Gardner writes about four kinds of effort/impact pairings: Low Effort/High Impact Tasks, High Effort/High Impact Tasks, Low Effort/Low Impact Tasks, High Effort/Low Impact Tasks. Note that this is totally different from the traditional high to low priority rankings of tasks, because the effort involved is included. It's not about deciding which tasks are most important. It's about deciding what kind of effort is required for various kinds of tasks.

Gardner writes about structuring your day around your best times for doing high or low effort tasks. But what about using your knowledge of effort and impact to help determine what tasks you'll work on during weeks or months when you find yourself in situations when you can't work normally?

At those times, you can determine how much effort you can make and which tasks you have some hope of completing.

Hmm. This might be an example of getting the best bang for your buck.

Sunday, June 04, 2017

Smekday Goes To Hollywood

Thursday night we saw Home, the film version of The True Meaning of Smekday by Adam Rex. One of the cable stations was running it over and over. I liked the book a lot, and the movie was pretty decent, mainly because I liked the animation for the main human character, Gratuity Tucci. We're talking a cartoon girl with incredible facial expression and body language. Also, I'd just like to point out that both Gratuity and her mother are attractive females with hips. Cartoon women usually have lower bodies like store mannequins and busts so big they look as if they're going to fall over.

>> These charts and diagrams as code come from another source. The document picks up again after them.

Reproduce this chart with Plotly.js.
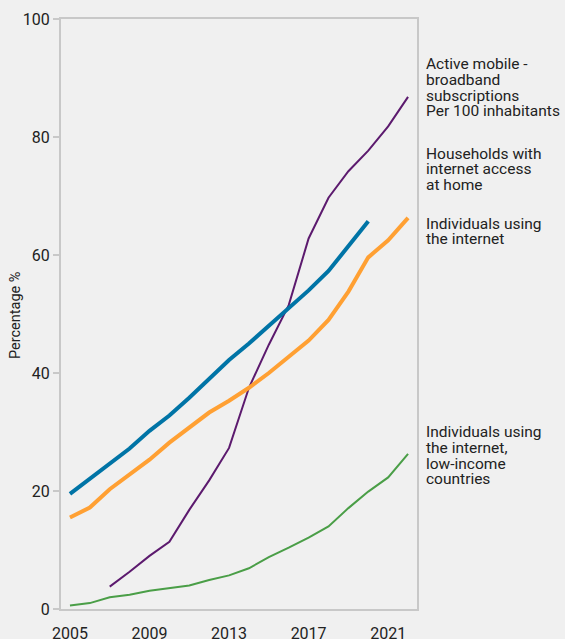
<!DOCTYPE html>
<html><head><meta charset="utf-8">
<script src="https://cdn.plot.ly/plotly-3.0.1.min.js"></script>
<style>html,body{margin:0;padding:0;background:#f0f0f0;}#chart{width:565px;height:639px;}</style>
</head><body><div id="chart"></div>
<script>
const years = [2005,2006,2007,2008,2009,2010,2011,2012,2013,2014,2015,2016,2017,2018,2019,2020,2021,2022];
const householdsYears = years.slice(0,16);
const households = [19.5,22.0,24.5,27.2,30.2,32.8,35.8,39.0,42.2,45.0,48.0,51.0,54.0,57.3,61.5,65.7];
const individuals = [15.5,17.2,20.3,22.8,25.3,28.2,30.8,33.3,35.3,37.5,40.0,42.8,45.5,49.0,53.8,59.6,62.5,66.3];
const mobileYears = years.slice(2);
const mobile = [3.8,6.3,9.0,11.4,16.8,21.8,27.3,37.5,44.8,51.5,62.8,69.7,74.2,77.7,81.8,86.8];
const lowIncome = [0.6,1.0,2.0,2.4,3.1,3.5,4.0,4.9,5.7,6.9,8.8,10.4,12.1,14.0,17.1,19.9,22.3,26.3];
const labelLines = [
  ["Active mobile -","broadband","subscriptions","Per 100 inhabitants"],
  ["Households with","internet access","at home"],
  ["Individuals using","the internet"],
  ["Individuals using","the internet,","low-income","countries"]
];
const tickYears = [2005,2009,2013,2017,2021];
const yTicks = [0,20,40,60,80,100];
const yTitle = "Percentage %";

// layout: pixel positions of label line centres
const W = 565, H = 639, L = 61, R = 148, T = 19, B = 30;
const plotW = W - L - R, plotH = H - T - B;
const blockTops = [64, 153.5, 223.5, 432];
const linePitch = 15.8;
const annotations = [];
labelLines.forEach((lines, b) => {
  lines.forEach((txt, i) => {
    const py = blockTops[b] + i * linePitch;
    annotations.push({text:txt, xref:'paper', yref:'paper', x:(424 - L) / plotW, y:(H - B - py) / plotH,
      xanchor:'left', yanchor:'middle', align:'left', showarrow:false,
      font:{size:15.5, color:'#222', family:'Roboto, sans-serif'}});
  });
});
annotations.push({text:yTitle, xref:'paper', yref:'paper', x:(15 - L) / plotW, y:(H - B - 315) / plotH,
  xanchor:'center', yanchor:'middle', textangle:-90, showarrow:false,
  font:{size:14.5, color:'#222', family:'Roboto, sans-serif'}});

const traces = [
  {x:mobileYears, y:mobile, mode:'lines', line:{color:'#5c1a6e', width:2}},
  {x:years, y:lowIncome, mode:'lines', line:{color:'#4a9e47', width:2}},
  {x:years, y:individuals, mode:'lines', line:{color:'#ffa033', width:4}},
  {x:householdsYears, y:households, mode:'lines', line:{color:'#0074a6', width:4}}
];
const layout = {
  width:W, height:H,
  paper_bgcolor:'#f0f0f0', plot_bgcolor:'#f0f0f0',
  margin:{l:L, r:R, t:T, b:B},
  showlegend:false,
  font:{family:'Roboto, sans-serif', color:'#222', size:15},
  xaxis:{range:[2004.55,2022.45], tickvals:tickYears, ticktext:tickYears.map(String), showgrid:false, zeroline:false,
    showline:true, mirror:true, linecolor:'#c8c8c8', linewidth:2, ticks:'', ticklabelstandoff:9, tickfont:{size:16, color:'#222'}},
  yaxis:{range:[0,100], tickvals:yTicks, showgrid:false, zeroline:false,
    showline:true, mirror:true, linecolor:'#c8c8c8', linewidth:2, ticks:'outside', ticklen:6, tickcolor:'#c8c8c8', tickwidth:2,
    tickfont:{size:16, color:'#222'}},
  annotations: annotations
};
Plotly.newPlot('chart', traces, layout, {displayModeBar:false, staticPlot:true});
</script></body></html>
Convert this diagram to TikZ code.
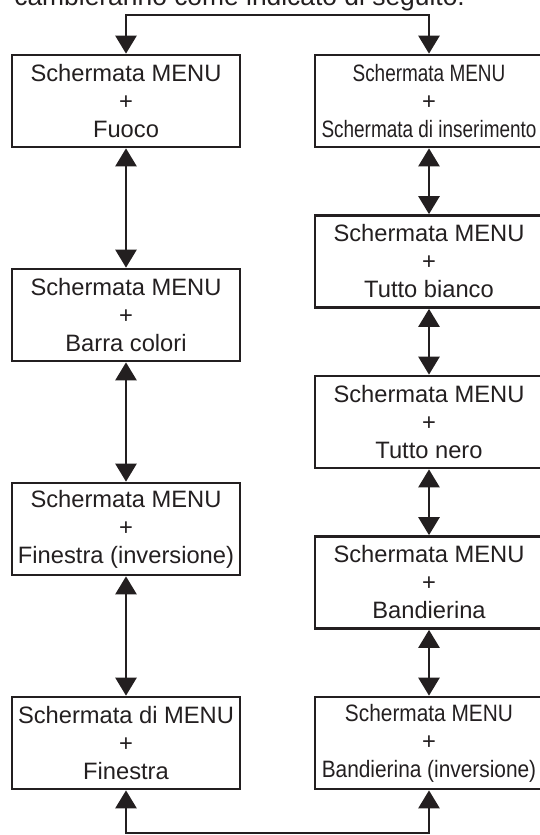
\documentclass[tikz,border=0pt]{standalone}
\usepackage{fontspec}
\setmainfont{Liberation Sans}
\usetikzlibrary{arrows.meta}
\definecolor{ink}{HTML}{231F20}
\newcommand{\narrowline}[2]{\scalebox{#1}[1]{#2}}

\begin{document}
\begin{tikzpicture}[x=0.5pt,y=-0.5pt,<->,>={Triangle[width=10.5pt,length=9pt]},
      line width=1.35pt,color=ink,
      screen/.style={rectangle,draw,minimum width=114pt,minimum height=46pt,
      inner sep=0pt,align=center,font=\fontsize{11.85}{14}\selectfont}]
      \useasboundingbox (0,0) rectangle (540,835);
      \clip (0,0) rectangle (540,835);

      \node[anchor=base west,inner sep=0pt,font=\fontsize{13.2}{16}\selectfont]
      (intro) at (13,5) {cambieranno come indicato di seguito.};

      % left column
      \node[screen] (l1) at (126,101) {Schermata MENU\\+\\Fuoco};
      \node[screen] (l2) at (126,315) {Schermata MENU\\+\\Barra colori};
      \node[screen] (l3) at (126,529) {Schermata MENU\\+\\Finestra (inversione)};
      \node[screen] (l4) at (126,743) {Schermata di MENU\\+\\Finestra};

      % right column
      \node[screen] (r1) at (429,101)
      {\narrowline{0.8}{Schermata MENU}\\+\\\narrowline{0.8}{Schermata di inserimento}};
      \node[screen] (r2) at (429,261.5) {Schermata MENU\\+\\Tutto bianco};
      \node[screen] (r3) at (429,422) {Schermata MENU\\+\\Tutto nero};
      \node[screen] (r4) at (429,582.5) {Schermata MENU\\+\\Bandierina};
      \node[screen] (r5) at (429,743)
      {\narrowline{0.88}{Schermata MENU}\\+\\\narrowline{0.88}{Bandierina (inversione)}};

      \coordinate (tl) at (126,15);
      \coordinate (tr) at (429,15);
      \coordinate (bl) at (126,833);
      \coordinate (br) at (429,833);

      \path
      (l1) edge (l2)
      (l2) edge (l3)
      (l3) edge (l4)
      (r1) edge (r2)
      (r2) edge (r3)
      (r3) edge (r4)
      (r4) edge (r5);

      \draw (l1) -- (tl) -- (tr) -- (r1);
      \draw (l4) -- (bl) -- (br) -- (r5);
\end{tikzpicture}
\end{document}
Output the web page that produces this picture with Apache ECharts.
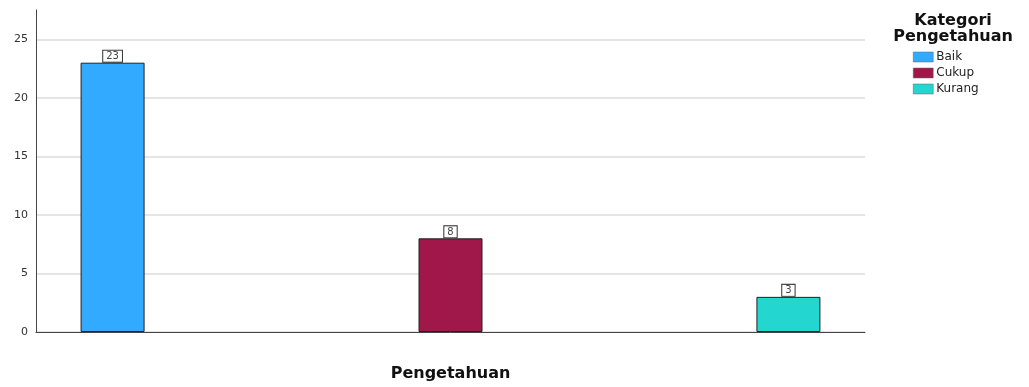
<!DOCTYPE html>
<html>
<head>
<meta charset="utf-8">
<script src="https://cdn.jsdelivr.net/npm/echarts@6/dist/echarts.min.js"></script>
<style>
html,body{margin:0;padding:0;background:#fff;}
#c{width:1029px;height:387px;}
</style>
</head>
<body>
<div id="c"></div>
<script>
const categories = ['Pengetahuan'];
const seriesNames = ['Baik', 'Cukup', 'Kurang'];
const baikValues = [23];
const cukupValues = [8];
const kurangValues = [3];
const seriesColors = ['#31AAFF', '#A0174A', '#23D6D0'];
const legendTitle = 'Kategori\nPengetahuan';

const valuesList = [baikValues, cukupValues, kurangValues];
const chart = echarts.init(document.getElementById('c'));
const font = 'DejaVu Sans';

chart.setOption({
  animation: false,
  textStyle: { fontFamily: font },
  title: {
    text: legendTitle,
    left: 948,
    top: 8,
    textAlign: 'center',
    textStyle: { fontFamily: font, fontWeight: 'bold', fontSize: 16, lineHeight: 16, color: '#111' }
  },
  legend: {
    data: seriesNames,
    orient: 'vertical',
    left: 908,
    top: 46,
    itemWidth: 20,
    itemHeight: 10,
    itemGap: 4,
    icon: 'rect',
    itemStyle: { borderColor: '#666', borderWidth: 0.5 },
    textStyle: { fontFamily: font, fontSize: 12, color: '#222', padding: [0, 0, 0, -2] }
  },
  grid: { left: 36, right: 164, top: 10, bottom: 52, containLabel: false },
  xAxis: {
    type: 'category',
    data: categories,
    axisLine: { show: true, lineStyle: { color: '#444', width: 1 } },
    axisTick: { show: false },
    axisLabel: { show: false },
    name: categories[0],
    nameLocation: 'middle',
    nameGap: 34,
    nameTextStyle: { fontFamily: font, fontWeight: 'bold', fontSize: 16, color: '#111' }
  },
  yAxis: {
    type: 'value',
    min: 0,
    max: 27.5,
    interval: 5,
    axisLine: { show: true, lineStyle: { color: '#444', width: 1 } },
    axisTick: { show: false },
    axisLabel: {
      showMaxLabel: false,
      margin: 8,
      fontFamily: font,
      fontSize: 11,
      color: '#333'
    },
    splitLine: {
      show: true,
      lineStyle: { color: ['#dcdcdc', '#dcdcdc', '#dcdcdc', '#dcdcdc', '#dcdcdc', '#dcdcdc', 'rgba(0,0,0,0)'], width: 1.5 }
    }
  },
  series: seriesNames.map((name, i) => ({
    name: name,
    type: 'bar',
    data: valuesList[i],
    barWidth: 64,
    barGap: '428%',
    itemStyle: { color: seriesColors[i], borderColor: '#222', borderWidth: 1 },
    label: {
      show: true,
      position: 'top',
      distance: 1,
      fontFamily: font,
      fontSize: 10,
      color: '#444',
      backgroundColor: '#fff',
      borderColor: '#333',
      borderWidth: 1,
      padding: [1, 3, 0, 3]
    }
  }))
});
</script>
</body>
</html>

For someone who read the book, the movie is interesting because of the changes that were made. I remember the book being a little scarier than the movie, for one thing. For another, Gratuity and her Boov buddy were headed for Florida (DisneyWorld, I believe) in the book. They go to Paris in the movie. This requires the car they use to fly, something that I don't recall in the book. Why Paris? Or, to put it another way, why not Disney? Were they hoping to attract an international audience, one that they expected to prefer a European city to Orlando?

The biggest change, though, is the title. Home probably refers to the fact that Earth is home to humans and the Boov were making themselves at home there. But viewers won't know that until they've seen the movie. So how is that title preferable to The True Meaning of Smekday? This book got quite a bit of attention when it was published. By changing the name, didn't the movie makers risk losing the book's fans?

I don't know how this movie did in the theaters, but I don't recall hearing much about it in my childlit circle.

Thursday, June 01, 2017

And The Winner Is...

Alexandra Johnston, a Connecticut library media specialist, won Original Content's May giveaway, Strange Fruit by Gary Golio.